Biz

barking up the wrong hierachy


What makes the Web a revolutionary business tool? The fact that it provides inexpensive, interactive, digital access to 30m+ consumers?

No. That's the Net: not the Web. The Web's a break with the past because it's hypermedia.

Make no mistake, hypermedia has been around for a while. But for the most part, it languished, unused. Then, it was joined to another crippled technology, the global computer network. There is no technological synergy more powerful than that between hypermedia and computer internetworks.

What does this mean for business? Among other things, hypermedia is the first business communications tool at our ready disposal that mimics the structure of human thought. What's more, a hypermedia space can incorporate print, video, interaction, time. A space such as this very web site. Such as your web site. A new paradigm. A new reality. Indeed, if you thought print was big, if you thought television was big, think again. And the Web's just the first networked iteration. The tip of the iceberg.

What you think of now as television will become hypermedia. What you get through what your TV will become won't be 500 channels. It'll be access to one big electronic space. Made up of millions of smaller spaces. One of which will be your company.

For complicated reasons, hypermedia's difficult to make sense of. But if you want to do business on the Net or whatever the Net becomes, you will need to master hypermedia. Because on a network, that's all your company is. A space.

Let's assume for a second, you've got a web site. You're happy. You're hip. You're leading edge. And your next concern is: Traffic. How to find it. How to buy it.

Try widening the focus. "Traffic" as it's currently understood, is a limiting concept. What counts is not where people go, it's getting people to do what you want them to do digitally. One customer enthusiastically subscribed to your listserver, who doesn't have web access, is more valuable to you than thousands of web site visitors you fail to engage in a conversation. Your space is more than your "site."

And what of your site? As things currently stand, chances are, when a prospect hits your site for the first time, he has no idea what he's found. No clear idea what's in your architecture. How big it is. What you're trying to do. Once inside your space, he has no idea where he is, where he's going, what he's going to find, what he hasn't seen, how he might find it. More than likely, he won't know where he's going until he's got there.

Designing a space so that it's navigable is very, very difficult. First, there's a profoundly complex relationship between content and structure. Architects, semioticians, linguists, artists, interface designers, information theorists, computer scientists, shrinks...they've all got opinions on what it is. Second, navigation's just one of many stumbling blocks. Any idea what's required to build a convivial marketing relationship with a prospect in cyberspace? Any idea how to "control" a space do that? Hypermedia opposes standardization. Opposes unification. Opposes hierachy.

Meanwhile, you've got no control over where your prospect goes. Where and when he arrives or leaves. What he sees and doesn't see. What he does and doesn't do. Up, Down, Sideways, Outside, Inside, Hello, Goodbye. He decides. No user will see you or interact with you the same way. Put simply, the prospect, not you, crafts the marketing impression.

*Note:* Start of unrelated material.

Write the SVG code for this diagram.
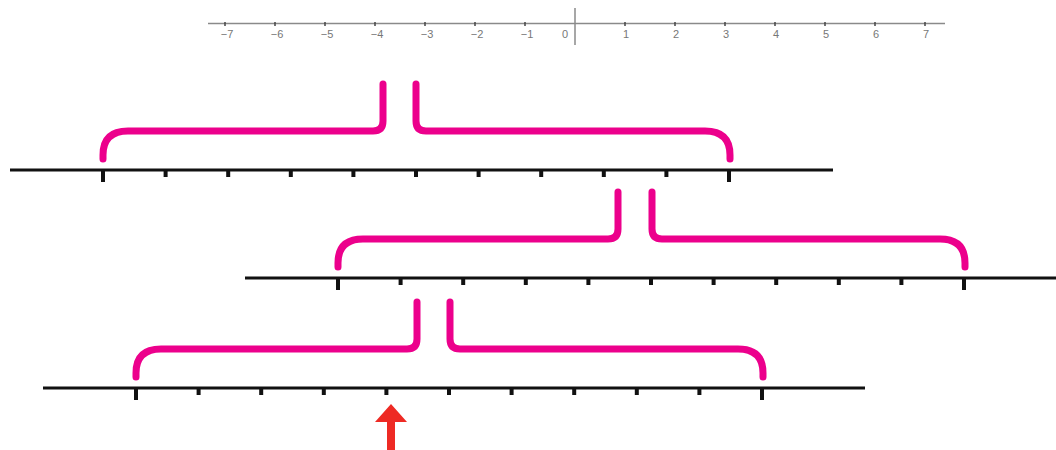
<svg xmlns="http://www.w3.org/2000/svg" width="1056" height="450" viewBox="0 0 1056 450">
<style>
.axis{stroke:#8a8a8a;stroke-width:1.5;fill:none}
.tt{stroke:#444;stroke-width:1.5}
.lbl{font-family:"Liberation Sans",Arial,sans-serif;font-size:11px;fill:#777;text-anchor:middle}
.nl{stroke:#111;stroke-width:3;fill:none}
.brk{stroke:#ec008c;stroke-width:7;fill:none;stroke-linecap:round;stroke-linejoin:round}
</style>
<defs>
<g id="ticks">
<rect x="-2" y="0" width="4" height="12"/>
<rect x="60.6" y="0" width="4" height="7"/>
<rect x="123.2" y="0" width="4" height="7"/>
<rect x="185.8" y="0" width="4" height="7"/>
<rect x="248.4" y="0" width="4" height="7"/>
<rect x="311" y="0" width="4" height="7"/>
<rect x="373.6" y="0" width="4" height="7"/>
<rect x="436.2" y="0" width="4" height="7"/>
<rect x="498.8" y="0" width="4" height="7"/>
<rect x="561.4" y="0" width="4" height="7"/>
<rect x="624" y="0" width="4" height="12"/>
</g>
</defs>
<rect width="1056" height="450" fill="#fff"/>
<g id="top-axis">
<line class="axis" x1="208" y1="23.5" x2="945" y2="23.5"/>
<line class="axis" x1="575" y1="8" x2="575" y2="45"/>
<g class="tt">
<line x1="225" y1="22" x2="225" y2="26"/><line x1="275" y1="22" x2="275" y2="26"/>
<line x1="325" y1="22" x2="325" y2="26"/><line x1="375" y1="22" x2="375" y2="26"/>
<line x1="425" y1="22" x2="425" y2="26"/><line x1="475" y1="22" x2="475" y2="26"/>
<line x1="525" y1="22" x2="525" y2="26"/><line x1="625" y1="22" x2="625" y2="26"/>
<line x1="675" y1="22" x2="675" y2="26"/><line x1="725" y1="22" x2="725" y2="26"/>
<line x1="775" y1="22" x2="775" y2="26"/><line x1="825" y1="22" x2="825" y2="26"/>
<line x1="875" y1="22" x2="875" y2="26"/><line x1="925" y1="22" x2="925" y2="26"/>
</g>
<g class="lbl">
<text x="227" y="38">−7</text><text x="277" y="38">−6</text><text x="327" y="38">−5</text>
<text x="377" y="38">−4</text><text x="427" y="38">−3</text><text x="477" y="38">−2</text>
<text x="527" y="38">−1</text><text x="565" y="38">0</text>
<text x="626" y="38">1</text><text x="676" y="38">2</text><text x="726" y="38">3</text>
<text x="776" y="38">4</text><text x="826" y="38">5</text><text x="876" y="38">6</text>
<text x="926" y="38">7</text>
</g>
</g>
<g id="line1">
<line class="nl" x1="10" y1="170" x2="833" y2="170"/>
<use href="#ticks" x="103" y="170" fill="#111"/>
<path class="brk" d="M103,159 V155 Q103,131 128,131 H373 Q383,131 383,121 V84 M416,84 V121 Q416,131 426,131 H705 Q730,131 730,155 V159"/>
</g>
<g id="line2">
<line class="nl" x1="245" y1="278" x2="1056" y2="278"/>
<use href="#ticks" x="338" y="278" fill="#111"/>
<path class="brk" d="M338,267 V263 Q338,239 363,239 H608 Q618,239 618,229 V192 M652,192 V229 Q652,239 662,239 H940 Q965,239 965,263 V267"/>
</g>
<g id="line3">
<line class="nl" x1="43" y1="388" x2="865" y2="388"/>
<use href="#ticks" x="136" y="388" fill="#111"/>
<path class="brk" d="M136,377 V373 Q136,349 161,349 H407 Q417,349 417,339 V302 M450,302 V339 Q450,349 460,349 H738 Q763,349 763,373 V377"/>
</g>
<g id="arrow">
<polygon points="391,404 407,422 395,422 395,450 387,450 387,422 375,422" fill="#ee2a24"/>
</g>
</svg>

Say farewell to marketing as you know it. There will be no great campaign everybody sees. Only some spaces more or less people see more or less of. Hypermedia will change the definition of what good marketing is. There will be a new balance between marketer, prospect and marketing methodology.

And it gets stranger yet. With the arrival of networked hypermedia, familiar indicators of quality no longer apply. Offnet, too. It doesn't seem like it now, but access to text is relatively rare. Which is why a 2,000 item catalog, distributed to thousands of prospects, means something. Catalog content has a marketing impact above and beyond the information it contains. The value of text, as we know it, brings value to your print-based marketing. Universal use of networked hypermedia cheapens the relative value of print. It will increasingly cheapen print-based marketing.

Sound complicated? It is. Where do you start? Get your space in order. It and your company and the digitally-mediated relationship between you and your prospects and customers are one and the same. Think initially of your space as a marketing function, but enlarge it as you can, to encompass all aspects of your business. Think of your space AS your company. Others will. And get used to the fact that the boundaries between your company and the world "outside" will fuse. Very soon, where your company begins and ends will become unclear.

And try stepping back a second. Take a breath. There’s really no such thing as a "site" on a network. Nothing with a "center". When you talk about your site what you really mean is "limited connectivity." It’s a lack of connections that makes your site appear centered or localized - that gives it a character. Content can be anywhere because content is dead. In other words, content isn’t where it’s at: connections, and non-connections are.

A quick prediction: the most accomplished and profitable businesses of the next millenia will be the ones who know what and how to connect and, more importantly, what and how not to connect. And they will use hypermedia to do it. The next millenia is five years away.